## Exercise description
Only the lines from the line containing "Write the matplotlib code for this chart." to the line containing "Uncertanty at Reliable", with both of those lines, are to be repeated exactly. Leave the images out.

## Dataset records
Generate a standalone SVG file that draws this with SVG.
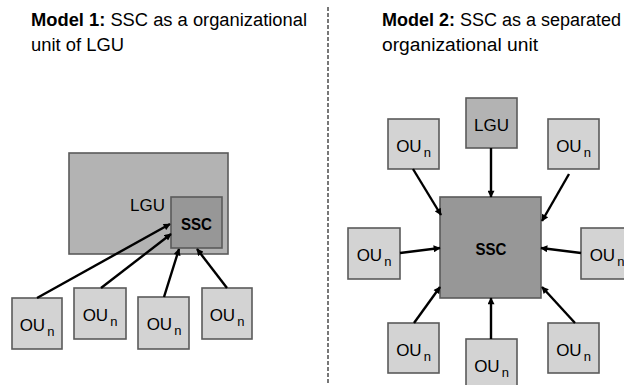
<svg xmlns="http://www.w3.org/2000/svg" width="624" height="385" viewBox="0 0 624 385">
<style>
text{font-family:"Liberation Sans",Arial,sans-serif;fill:#000}
.title{font-size:18px}
.b{font-weight:bold}
.lbl{font-size:17px}
.sub{font-size:13px}
.ou{fill:#d3d3d3;stroke:#5a5a5a;stroke-width:1.6}
.lgu{fill:#b3b3b3;stroke:#5a5a5a;stroke-width:1.6}
.ssc{fill:#979797;stroke:#5a5a5a;stroke-width:1.6}
.con line{stroke:#000;stroke-width:2.4;marker-end:url(#ah)}
</style>
<defs>
<marker id="ah" viewBox="0 0 10 10" refX="9" refY="5" markerWidth="8" markerHeight="7" markerUnits="userSpaceOnUse" orient="auto">
<path d="M0,0 L10,5 L0,10 z" fill="#000"/>
</marker>
</defs>
<rect width="624" height="385" fill="#fff"/>
<line x1="328" y1="7" x2="328" y2="385" stroke="#777" stroke-width="2" stroke-dasharray="4 2"/>

<g id="title1">
<text class="title" x="31" y="26" textLength="276" lengthAdjust="spacingAndGlyphs"><tspan class="b">Model 1:</tspan> SSC as a organizational</text>
<text class="title" x="31" y="51" textLength="93" lengthAdjust="spacingAndGlyphs">unit of LGU</text>
</g>
<g id="title2">
<text class="title" x="382" y="26" textLength="239" lengthAdjust="spacingAndGlyphs"><tspan class="b">Model 2:</tspan> SSC as a separated</text>
<text class="title" x="382" y="51" textLength="156" lengthAdjust="spacingAndGlyphs">organizational unit</text>
</g>

<!-- Model 1 -->
<g id="m1-lgu"><rect class="lgu" x="69" y="153" width="159" height="101"/><text class="lbl" x="165" y="211" text-anchor="end">LGU</text></g>
<g id="m1-ssc"><rect class="ssc" x="171" y="197" width="51" height="51"/><text class="lbl b" x="181" y="230" font-size="19" textLength="31" lengthAdjust="spacingAndGlyphs">SSC</text></g>
<g id="m1-ou1"><rect class="ou" x="12" y="298" width="50" height="51"/><text class="lbl" x="37" y="331" text-anchor="middle">OU<tspan class="sub" dx="2" dy="5">n</tspan></text></g>
<g id="m1-ou2"><rect class="ou" x="74" y="288" width="52" height="51"/><text class="lbl" x="100" y="321" text-anchor="middle">OU<tspan class="sub" dx="2" dy="5">n</tspan></text></g>
<g id="m1-ou3"><rect class="ou" x="138" y="297" width="51" height="52"/><text class="lbl" x="164" y="330" text-anchor="middle">OU<tspan class="sub" dx="2" dy="5">n</tspan></text></g>
<g id="m1-ou4"><rect class="ou" x="202" y="288" width="50" height="51"/><text class="lbl" x="227" y="321" text-anchor="middle">OU<tspan class="sub" dx="2" dy="5">n</tspan></text></g>

<!-- Model 2 -->
<g id="m2-ssc"><rect class="ssc" x="440" y="197" width="101" height="101"/><text class="lbl b" x="475.5" y="255" font-size="19" textLength="31" lengthAdjust="spacingAndGlyphs">SSC</text></g>
<g id="m2-lgu"><rect class="lgu" x="466" y="98" width="51" height="50"/><text class="lbl" x="491.5" y="131" text-anchor="middle">LGU</text></g>
<g id="m2-ou-tl"><rect class="ou" x="388" y="119" width="51" height="50"/><text class="lbl" x="413.5" y="152" text-anchor="middle">OU<tspan class="sub" dx="2" dy="5">n</tspan></text></g>
<g id="m2-ou-tr"><rect class="ou" x="548" y="119" width="51" height="50"/><text class="lbl" x="573.5" y="152" text-anchor="middle">OU<tspan class="sub" dx="2" dy="5">n</tspan></text></g>
<g id="m2-ou-l"><rect class="ou" x="348" y="228" width="52" height="51"/><text class="lbl" x="374" y="261" text-anchor="middle">OU<tspan class="sub" dx="2" dy="5">n</tspan></text></g>
<g id="m2-ou-r"><rect class="ou" x="581" y="228" width="52" height="51"/><text class="lbl" x="607" y="261" text-anchor="middle">OU<tspan class="sub" dx="2" dy="5">n</tspan></text></g>
<g id="m2-ou-bl"><rect class="ou" x="388" y="323" width="51" height="50"/><text class="lbl" x="413.5" y="356" text-anchor="middle">OU<tspan class="sub" dx="2" dy="5">n</tspan></text></g>
<g id="m2-ou-b"><rect class="ou" x="466" y="339" width="51" height="52"/><text class="lbl" x="491.5" y="372" text-anchor="middle">OU<tspan class="sub" dx="2" dy="5">n</tspan></text></g>
<g id="m2-ou-br"><rect class="ou" x="548" y="323" width="51" height="50"/><text class="lbl" x="573.5" y="356" text-anchor="middle">OU<tspan class="sub" dx="2" dy="5">n</tspan></text></g>

<g id="connectors" class="con">
<line x1="37" y1="298" x2="170" y2="224"/>
<line x1="101" y1="288" x2="171" y2="234"/>
<line x1="164" y1="297" x2="179" y2="249"/>
<line x1="227" y1="288" x2="197" y2="249"/>
<line x1="491" y1="148" x2="491" y2="197"/>
<line x1="413" y1="169" x2="441" y2="215"/>
<line x1="569" y1="174" x2="542" y2="221"/>
<line x1="400" y1="253" x2="440" y2="248"/>
<line x1="581" y1="253" x2="541" y2="248"/>
<line x1="414" y1="323" x2="440" y2="287"/>
<line x1="491" y1="339" x2="491" y2="298"/>
<line x1="575" y1="323" x2="542" y2="287"/>
</g>
</svg>
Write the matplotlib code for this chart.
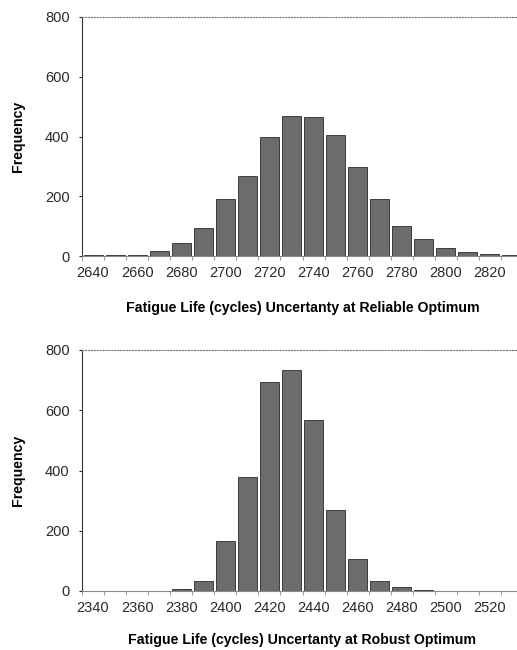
import matplotlib
matplotlib.use("Agg")
import matplotlib.pyplot as plt
import numpy as np

plt.rcParams['font.family'] = ['Liberation Sans', 'DejaVu Sans']

# Top histogram: reliable optimum
rel_bins = [2640, 2650, 2660, 2670, 2680, 2690, 2700, 2710, 2720, 2730,
            2740, 2750, 2760, 2770, 2780, 2790, 2800, 2810, 2820, 2830]
rel_counts = [2, 3, 3, 17, 44, 93, 192, 268, 400, 468,
              464, 405, 297, 192, 101, 57, 28, 14, 6, 5]
rel_ticks = [2640, 2660, 2680, 2700, 2720, 2740, 2760, 2780, 2800, 2820]
rel_title = "Fatigue Life (cycles) Uncertanty at Reliable Optimum"

# Bottom histogram: robust optimum
rob_bins = [2340, 2350, 2360, 2370, 2380, 2390, 2400, 2410, 2420, 2430,
            2440, 2450, 2460, 2470, 2480, 2490, 2500, 2510, 2520, 2530]
rob_counts = [0, 0, 0, 1, 5, 34, 166, 379, 695, 734,
              568, 270, 106, 32, 13, 4, 1, 0, 0, 0]
rob_ticks = [2340, 2360, 2380, 2400, 2420, 2440, 2460, 2480, 2500, 2520]
rob_title = "Fatigue Life (cycles) Uncertanty at Robust Optimum"

y_ticks = [0, 200, 400, 600, 800]

W, H = 517, 650
fig = plt.figure(figsize=(W / 100, H / 100), dpi=100)

def make_ax(left_px, right_px, top_px, bottom_px):
    return fig.add_axes([left_px / W, 1 - bottom_px / H,
                         (right_px - left_px) / W, (bottom_px - top_px) / H])

def draw(ax, bins, counts, ticks, title, xpad):
    step = bins[1] - bins[0]
    ax.bar(bins, counts, width=step * 0.86, color='#6c6c6c',
           edgecolor='#2a2a2a', linewidth=0.6, zorder=2)
    ax.set_xlim(bins[0] - step / 2, bins[-1] + step / 2)
    ax.set_ylim(0, 800)
    ax.set_yticks(y_ticks)
    ax.set_xticks(ticks)
    ax.set_xticklabels([str(t) for t in ticks])
    ax.set_xticks([b - step / 2 for b in bins] + [bins[-1] + step / 2], minor=True)
    ax.tick_params(axis='x', which='major', length=0, labelsize=10.5,
                   colors='#2a2a2a', pad=7)
    ax.tick_params(axis='x', which='minor', length=3, color='#888888')
    ax.tick_params(axis='y', which='major', length=2, labelsize=10.5,
                   colors='#2a2a2a', pad=7)
    ax.spines['top'].set_linestyle(':')
    ax.spines['top'].set_color('#777777')
    ax.spines['right'].set_visible(False)
    ax.spines['left'].set_color('#333333')
    ax.spines['bottom'].set_color('#888888')
    ax.set_xlabel(title, fontsize=10.2, fontweight='bold', labelpad=xpad)
    ax.set_ylabel('Frequency', fontsize=10.2, fontweight='bold', labelpad=14)

ax1 = make_ax(82, 523, 17, 256)
draw(ax1, rel_bins, rel_counts, rel_ticks, rel_title, 15)
ax2 = make_ax(82, 523, 350, 591)
draw(ax2, rob_bins, rob_counts, rob_ticks, rob_title, 13)

fig.savefig('out.png', dpi=100, facecolor='white')
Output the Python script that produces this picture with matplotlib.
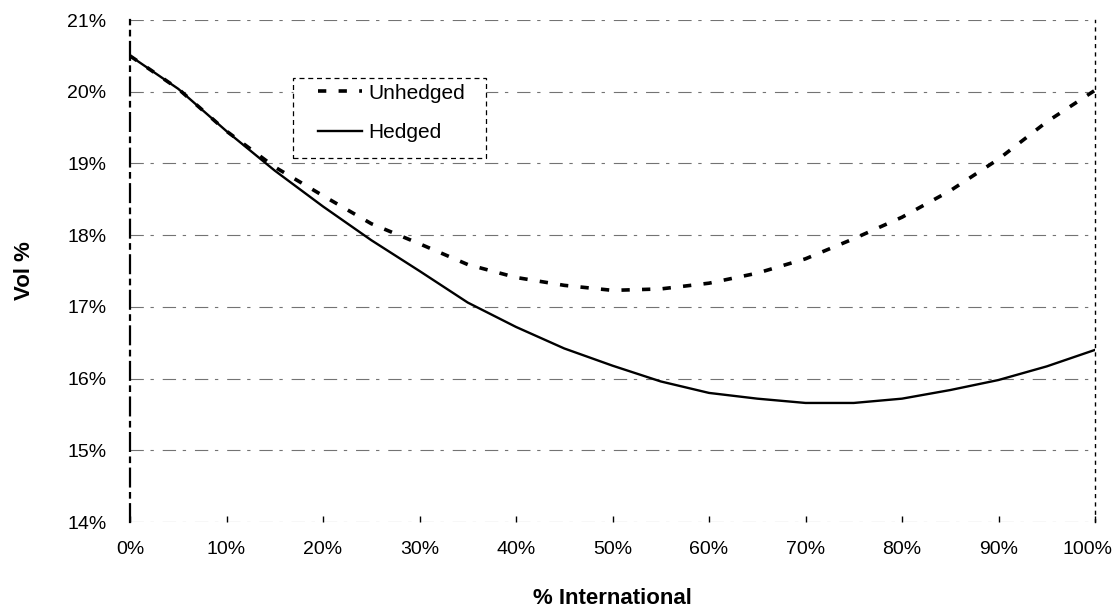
import matplotlib
matplotlib.use("Agg")
import matplotlib.pyplot as plt
from matplotlib.ticker import FuncFormatter
from matplotlib.patches import Rectangle
from matplotlib.transforms import ScaledTranslation

plt.rcParams['font.family'] = ['Liberation Sans', 'DejaVu Sans']

# Data
intl_pct = [0, 5, 10, 15, 20, 25, 30, 35, 40, 45, 50, 55, 60, 65, 70, 75, 80, 85, 90, 95, 100]
unhedged = [20.50, 20.04, 19.45, 18.95, 18.55, 18.16, 17.88, 17.59, 17.41, 17.30, 17.23,
            17.25, 17.33, 17.47, 17.67, 17.95, 18.25, 18.62, 19.06, 19.58, 20.02]
hedged = [20.50, 20.04, 19.45, 18.90, 18.40, 17.93, 17.50, 17.06, 16.72, 16.42, 16.18,
          15.96, 15.80, 15.72, 15.66, 15.66, 15.72, 15.84, 15.98, 16.17, 16.40]
x_ticks = [0, 10, 20, 30, 40, 50, 60, 70, 80, 90, 100]
y_ticks = [14, 15, 16, 17, 18, 19, 20, 21]
series_labels = ["Unhedged", "Hedged"]
x_label = "% International"
y_label = "Vol %"

fig = plt.figure(figsize=(11.16, 6.10), dpi=100)
ax = fig.add_axes([130 / 1116, 1 - 522 / 610, 965 / 1116, 502 / 610])

# gridlines (broken look as in the scan)
for yv in y_ticks:
    ax.axhline(yv, color='0.45', lw=0.8, ls=(0, (12, 6, 3, 8)), zorder=1)

ax.plot(intl_pct, unhedged, color='black', lw=2.6, ls=(0, (2.3, 3.4)),
        label=series_labels[0], zorder=3)
ax.plot(intl_pct, hedged, color='black', lw=1.7, ls='-',
        label=series_labels[1], zorder=3)

ax.set_xlim(0, 100)
ax.set_ylim(14, 21)
ax.set_xticks(x_ticks)
ax.set_yticks(y_ticks)
ax.xaxis.set_major_formatter(FuncFormatter(lambda v, p: f"{int(round(v))}%"))
ax.yaxis.set_major_formatter(FuncFormatter(lambda v, p: f"{int(round(v))}%"))
ax.tick_params(axis='x', direction='in', length=4, width=1, pad=14, labelsize=14)
ax.tick_params(axis='y', length=0, pad=17, labelsize=14)

# nudge the last x tick label left so it stays inside the figure
last = ax.get_xticklabels()[-1]
last.set_transform(last.get_transform() + ScaledTranslation(-8 / 100, 0, fig.dpi_scale_trans))

for s in ['top', 'bottom']:
    ax.spines[s].set_visible(False)
ax.spines['left'].set_linewidth(1.6)
ax.spines['left'].set_linestyle((0, (8, 3, 2, 3)))
ax.spines['right'].set_linewidth(1.0)
ax.spines['right'].set_linestyle((0, (2, 4)))

ax.set_xlabel(x_label, fontsize=16, fontweight='bold', labelpad=21)
ax.set_ylabel(y_label, fontsize=16, fontweight='bold', labelpad=23)

# legend box
ax.add_patch(Rectangle((0.1689, 0.7251), 0.2, 0.1594, transform=ax.transAxes,
                       fill=True, facecolor='white', edgecolor='black', lw=0.9,
                       ls=(0, (4, 3)), zorder=4))
leg = ax.legend(loc='center left', bbox_to_anchor=(0.1948, 0.8147), borderaxespad=0,
                fontsize=15, handlelength=2.1, handletextpad=0.3, labelspacing=1.0,
                borderpad=0, frameon=False)
leg.set_zorder(5)

fig.savefig("out.png", dpi=100)
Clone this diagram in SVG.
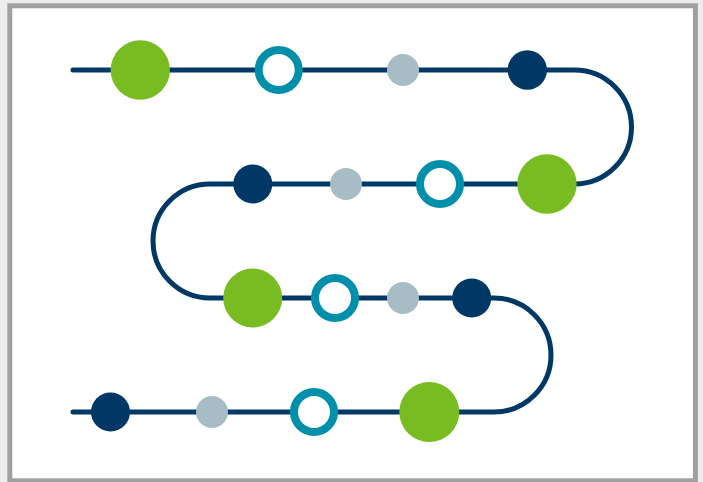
<svg xmlns="http://www.w3.org/2000/svg" width="703" height="482" viewBox="0 0 703 482">
<style>
.bg{fill:#ededeb}
.frame{fill:#ffffff;stroke:#a0a0a0;stroke-width:5}
.track{fill:none;stroke:#003865;stroke-width:5;stroke-linecap:round}
.green{fill:#78bc21}
.navy{fill:#003865}
.gray{fill:#a7bcc4}
.ring{fill:#ffffff;stroke:#008fab;stroke-width:8}
</style>
<rect class="bg" x="0" y="0" width="703" height="482"/>
<rect class="frame" x="9.8" y="5.8" width="685.6" height="475"/>
<g id="connectors">
<path class="track" d="M73 70 H574.5 A57 57 0 0 1 574.5 184 H210 A57 57 0 0 0 210 298 H494 A57 57 0 0 1 494 412 H73"/>
</g>
<g id="row1">
<circle id="n1" class="green" cx="140.3" cy="70" r="29.7"/>
<circle id="n2" class="ring" cx="278.7" cy="70" r="20"/>
<circle id="n3" class="gray" cx="403" cy="70" r="16"/>
<circle id="n4" class="navy" cx="527.3" cy="70" r="19.7"/>
</g>
<g id="row2">
<circle id="n5" class="green" cx="547" cy="184" r="29.7"/>
<circle id="n6" class="ring" cx="440" cy="184" r="20"/>
<circle id="n7" class="gray" cx="346" cy="184" r="16"/>
<circle id="n8" class="navy" cx="252.8" cy="184" r="19.5"/>
</g>
<g id="row3">
<circle id="n9" class="green" cx="252.7" cy="298" r="29.5"/>
<circle id="n10" class="ring" cx="335" cy="298" r="20"/>
<circle id="n11" class="gray" cx="403" cy="298" r="16"/>
<circle id="n12" class="navy" cx="471.7" cy="298" r="19.5"/>
</g>
<g id="row4">
<circle id="n13" class="navy" cx="110.5" cy="412" r="19.5"/>
<circle id="n14" class="gray" cx="212" cy="412" r="16"/>
<circle id="n15" class="ring" cx="314" cy="412" r="20"/>
<circle id="n16" class="green" cx="429.3" cy="412" r="30"/>
</g>
</svg>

## Written answer
Write the matplotlib code for this chart.
import matplotlib
matplotlib.use("Agg")
import matplotlib.pyplot as plt
import numpy as np

plt.rcParams['font.family'] = ['Liberation Sans', 'DejaVu Sans']

# Top histogram: reliable optimum
rel_bins = [2640, 2650, 2660, 2670, 2680, 2690, 2700, 2710, 2720, 2730,
            2740, 2750, 2760, 2770, 2780, 2790, 2800, 2810, 2820, 2830]
rel_counts = [2, 3, 3, 17, 44, 93, 192, 268, 400, 468,
              464, 405, 297, 192, 101, 57, 28, 14, 6, 5]
rel_ticks = [2640, 2660, 2680, 2700, 2720, 2740, 2760, 2780, 2800, 2820]
rel_title = "Fatigue Life (cycles) Uncertanty at Reliable Optimum"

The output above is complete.